Earlier this year I complained that where I live, the bike lanes are where you put the construction trailers and equipment, often for months on end; the idea that the bike lane might be maintained and that cars might have to give up some space would not be considered here. I compared it to Copenhagen, where I saw expensive and extensive accommodations for cyclists, often at the expense of lanes for cars.
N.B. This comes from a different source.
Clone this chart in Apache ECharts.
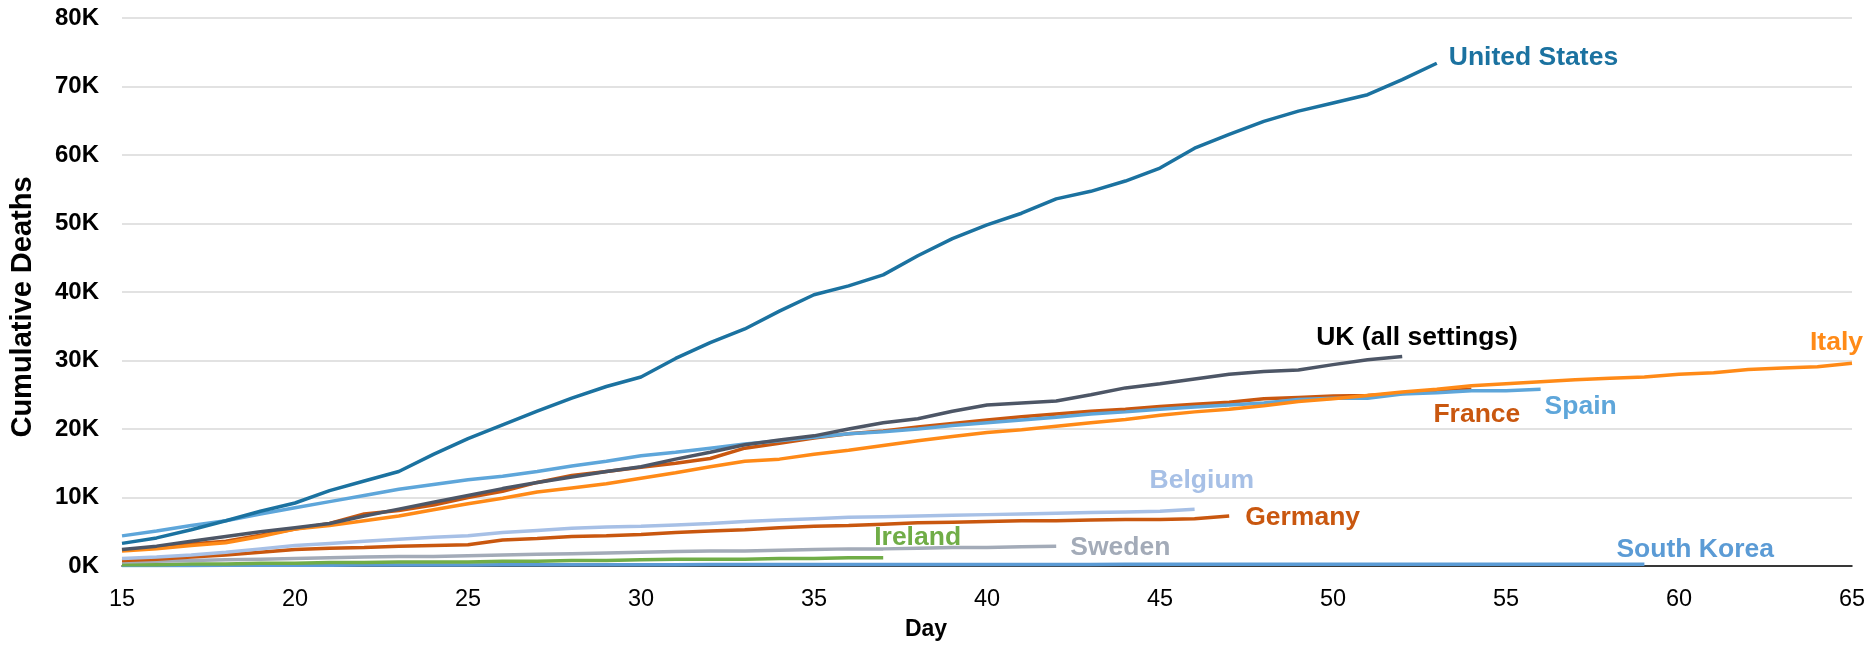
<!DOCTYPE html>
<html>
<head>
<meta charset="utf-8">
<script src="https://cdn.jsdelivr.net/npm/echarts@6/dist/echarts.min.js"></script>
<style>
html,body{margin:0;padding:0;background:#fff;}
#chart{width:1874px;height:646px;}
</style>
</head>
<body>
<div id="chart"></div>
<script>
// Day index of first value in every series
const startDay = 15;
const xTicks = { min: 15, max: 65, interval: 5 };
const yTicks = { min: 0, max: 80000, interval: 10000 };

const countries = ["United States","UK (all settings)","Italy","Spain","France","Belgium","Germany","Sweden","Ireland","South Korea"];

const unitedStates = [3300,4100,5300,6600,8000,9200,11000,12400,13800,16300,18600,20600,22600,24500,26200,27600,30300,32600,34600,37200,39600,40900,42500,45300,47800,49800,51500,53600,54700,56200,58100,61000,63000,64900,66400,67600,68800,71000,73400];
const uk = [2400,2900,3600,4300,5000,5600,6200,7300,8300,9300,10300,11300,12200,13000,13800,14500,15600,16600,17700,18400,19000,20000,20900,21500,22600,23500,23800,24100,25000,26000,26600,27300,28000,28400,28600,29400,30100,30600];
const italy = [2200,2500,3000,3400,4300,5400,5900,6600,7300,8200,9100,9900,10800,11400,12000,12800,13600,14500,15300,15600,16300,16900,17600,18300,18900,19500,19900,20400,20900,21400,22000,22500,22900,23400,24000,24400,24900,25400,25800,26300,26600,26900,27200,27400,27600,28000,28200,28700,28900,29100,29600];
const spain = [4400,5100,5900,6600,7600,8500,9400,10300,11200,11900,12600,13100,13800,14600,15300,16100,16600,17200,17800,18300,18800,19300,19600,20000,20500,20900,21300,21700,22200,22500,22900,23200,23500,23800,24300,24500,24500,25100,25300,25600,25600,25800];
const france = [2300,2700,3200,3600,4500,5400,6200,7600,8100,8900,10000,10900,12200,13200,13800,14400,15000,15700,17200,17900,18700,19300,19700,20300,20800,21300,21800,22200,22600,22900,23300,23600,23900,24400,24600,24800,24900,25200,25500,25800];
const belgium = [1100,1300,1600,2000,2500,3000,3300,3600,3900,4200,4400,4900,5200,5500,5700,5800,6000,6200,6500,6700,6900,7100,7200,7300,7400,7500,7600,7700,7800,7900,8000,8300];
const germany = [800,1000,1300,1600,2000,2400,2600,2700,2900,3000,3100,3800,4000,4300,4400,4600,4900,5100,5300,5600,5800,5900,6100,6300,6400,6500,6600,6600,6700,6800,6800,6900,7300];
const sweden = [600,700,800,900,1000,1100,1200,1300,1400,1400,1500,1600,1700,1800,1900,2000,2100,2200,2200,2300,2400,2500,2500,2600,2700,2700,2800,2900];
const ireland = [200,200,300,300,400,400,500,500,600,600,600,700,700,800,800,900,1000,1000,1000,1100,1100,1200,1200];
const southKorea = [70,80,90,100,100,110,120,130,140,150,160,170,180,190,200,200,200,210,210,210,220,220,220,220,230,230,230,230,230,240,240,240,240,240,240,250,250,250,250,250,250,250,250,250,260];

const seriesValues = [unitedStates, uk, italy, spain, france, belgium, germany, sweden, ireland, southKorea];

// styling (not data)
const colors = ["#1b72a0","#4d5666","#ff8a17","#5ea6da","#c9570f","#a7c0e6","#c9570f","#a3abb8","#70ad47","#5b9bd5"];
const labelColors = ["#1b72a0","#000000","#ff8a17","#5ea6da","#c9570f","#a7c0e6","#c9570f","#a3abb8","#70ad47","#5b9bd5"];
const labelOffsets = [[12,-6],[-86,-19],[-42,-21],[4,17],[-38,25],[-45,-28],[16,2],[14,2],[-9,-20],[-28,-15]];

const FONT = "Liberation Sans, Arial, sans-serif";

const series = countries.map((name, i) => ({
  name: name,
  type: 'line',
  showSymbol: false,
  symbol: 'none',
  smooth: false,
  lineStyle: { width: 3.5, color: colors[i] },
  itemStyle: { color: colors[i] },
  z: 10 - i,
  data: seriesValues[i].map((v, k) => [startDay + k, v]),
  endLabel: {
    show: true,
    formatter: name,
    color: labelColors[i],
    fontFamily: FONT,
    fontWeight: 'bold',
    fontSize: 26.5,
    distance: 0,
    align: 'left',
    verticalAlign: 'middle',
    offset: labelOffsets[i]
  },
  emphasis: { disabled: true }
}));

const chart = echarts.init(document.getElementById('chart'), null, { renderer: 'canvas' });
chart.setOption({
  animation: false,
  backgroundColor: '#ffffff',
  grid: { left: 108, right: 22, top: 18, bottom: 78, containLabel: false },
  xAxis: {
    type: 'value',
    min: xTicks.min, max: xTicks.max, interval: xTicks.interval,
    name: 'Day',
    nameLocation: 'middle',
    nameGap: 52,
    nameTextStyle: { fontFamily: FONT, fontWeight: 'bold', fontSize: 23, color: '#000', padding: [0, 122, 0, 0] },
    axisLine: { show: true, lineStyle: { color: '#000', width: 1.5 } },
    axisTick: { show: false },
    splitLine: { show: false },
    axisLabel: { fontFamily: FONT, fontSize: 23.5, color: '#000', margin: 22 }
  },
  yAxis: {
    type: 'value',
    min: yTicks.min, max: yTicks.max, interval: yTicks.interval,
    name: 'Cumulative Deaths',
    nameLocation: 'middle',
    nameGap: 85,
    nameRotate: 90,
    nameTextStyle: { fontFamily: FONT, fontWeight: 'bold', fontSize: 29, color: '#000', padding: [0, 30, 0, 0] },
    axisLine: { show: false },
    axisTick: { show: false },
    splitLine: { show: true, lineStyle: { color: '#d9d9d9', width: 1.5 } },
    axisLabel: { fontFamily: FONT, fontSize: 24, fontWeight: 'bold', color: '#000', margin: 23,
      formatter: v => (v / 1000) + 'K' }
  },
  series: series
});
</script>
</body>
</html>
Prioritising cyclists during roadworks. Always. http://t.co/VpbksNvm6p— Mikael (@copenhagenize) July 21, 2014
Now Mikael Colville-Andersen of Copenhagenize points to an earlier post on his site that explains why this is the case:
In Copenhagen, there are rules that apply to our bicycle network during situations with roadworks or construction. The City prioritises the bicycle traffic wherever possible in such situations. It doesn't make much sense to build bicycle infrastructure and then not keep it clear. Roads are swept or cleared of snow, as are sidewalks. The same applies to bicycle lanes and tracks. The bicycles must roll on. In a city with such high levels of bicycle traffic, restricting their movement would be expensive.
It is one of those things that indicate whether or not a city takes cycling seriously. In cities where every bike lane is considered part of the "war on the car", where every dollar spent on anything other than fixing roads is considered a frill, They wouldn't think of demanding that construction trailers be built on stilts over the sidewalk so that the bike lane could be maintained. Because bike lanes are just so convenient. Mikael points out that it is a bigger story than just being fair, it is one of those things that has to be done if you are going to encourage people to ride bikes.
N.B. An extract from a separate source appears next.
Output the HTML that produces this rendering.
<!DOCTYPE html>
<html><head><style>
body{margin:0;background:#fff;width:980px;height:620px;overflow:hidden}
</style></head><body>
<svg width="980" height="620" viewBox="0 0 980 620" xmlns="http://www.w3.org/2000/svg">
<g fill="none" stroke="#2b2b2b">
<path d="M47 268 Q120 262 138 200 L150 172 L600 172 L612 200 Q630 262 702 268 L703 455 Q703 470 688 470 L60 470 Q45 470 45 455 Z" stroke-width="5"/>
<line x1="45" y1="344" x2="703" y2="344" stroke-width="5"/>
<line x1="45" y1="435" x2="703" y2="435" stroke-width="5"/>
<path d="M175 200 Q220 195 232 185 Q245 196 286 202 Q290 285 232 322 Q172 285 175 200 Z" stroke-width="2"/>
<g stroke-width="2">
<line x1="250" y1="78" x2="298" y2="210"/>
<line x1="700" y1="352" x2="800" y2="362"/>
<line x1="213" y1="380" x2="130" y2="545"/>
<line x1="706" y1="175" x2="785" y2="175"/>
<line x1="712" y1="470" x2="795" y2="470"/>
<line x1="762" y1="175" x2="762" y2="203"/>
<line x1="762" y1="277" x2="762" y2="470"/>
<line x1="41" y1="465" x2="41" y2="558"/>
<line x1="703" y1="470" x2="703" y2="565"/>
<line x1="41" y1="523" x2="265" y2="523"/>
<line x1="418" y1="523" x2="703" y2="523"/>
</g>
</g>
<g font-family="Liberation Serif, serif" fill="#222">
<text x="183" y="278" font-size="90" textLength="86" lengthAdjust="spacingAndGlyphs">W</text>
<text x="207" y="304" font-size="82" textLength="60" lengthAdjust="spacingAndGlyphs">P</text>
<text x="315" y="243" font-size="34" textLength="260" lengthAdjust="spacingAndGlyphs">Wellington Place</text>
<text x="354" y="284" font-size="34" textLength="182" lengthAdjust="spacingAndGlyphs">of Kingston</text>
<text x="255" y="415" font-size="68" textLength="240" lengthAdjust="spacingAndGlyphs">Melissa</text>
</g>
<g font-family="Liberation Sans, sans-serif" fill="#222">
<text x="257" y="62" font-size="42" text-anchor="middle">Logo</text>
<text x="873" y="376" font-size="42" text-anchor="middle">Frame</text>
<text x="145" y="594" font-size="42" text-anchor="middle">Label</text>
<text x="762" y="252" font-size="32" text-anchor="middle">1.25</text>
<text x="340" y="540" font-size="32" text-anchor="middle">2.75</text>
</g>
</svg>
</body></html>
At all times, prioritising bicycle traffic is of the utmost importance. A city must send concrete signals that it takes bicycle traffic seriously. Cycling citizens need a city that is reliable in its maintenance and prioritisation of bicycles. If they can count on their infrastructure being taken care of, it will encourage them to ride. If trains, for example, are unreliable, fewer people will use them and look to other modes. The same applies to bicycle traffic. Rain or snow. Roadworks or smooth sailing. 24-7.
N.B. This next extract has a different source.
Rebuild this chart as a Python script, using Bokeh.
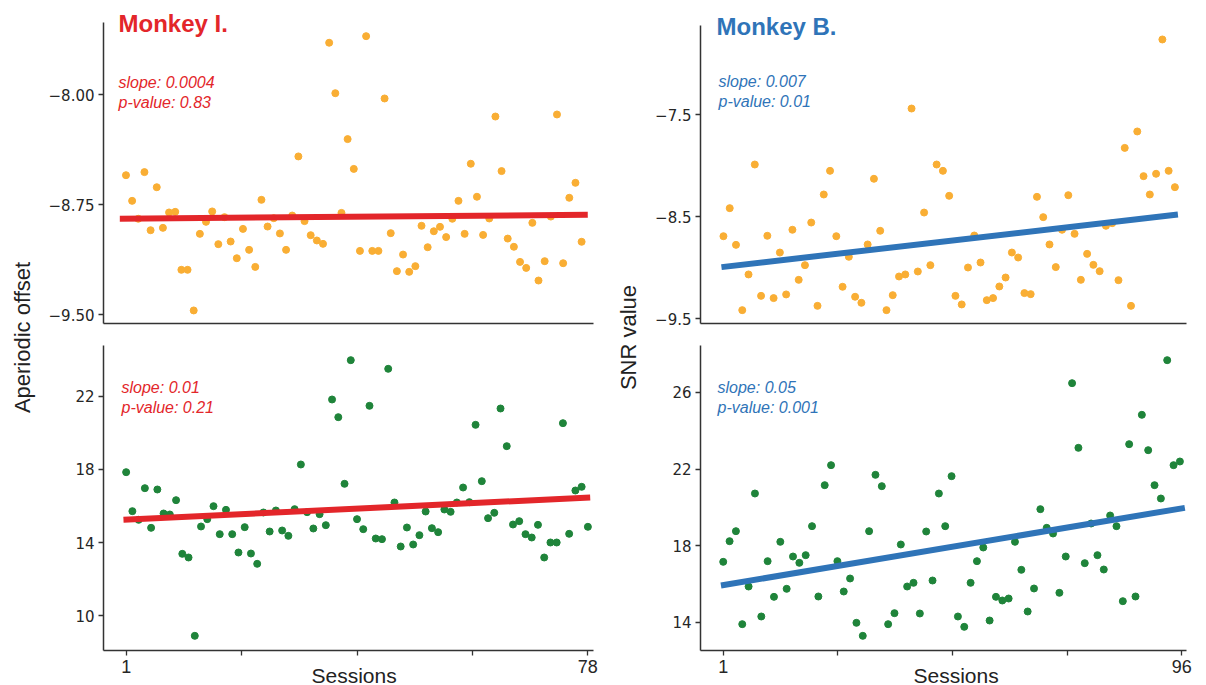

It's an interesting point. In a city where there might be 25,000 cyclists on a given street going to work every day, you can see why this really matters. In North American cities, the politicians would say that a) cars have priority and b) putting offices on stilts and putting in all these barriers costs money and they don't have it. On the other hand, as Mikael notes, lousy infrastructure discourages ridership. What do you think?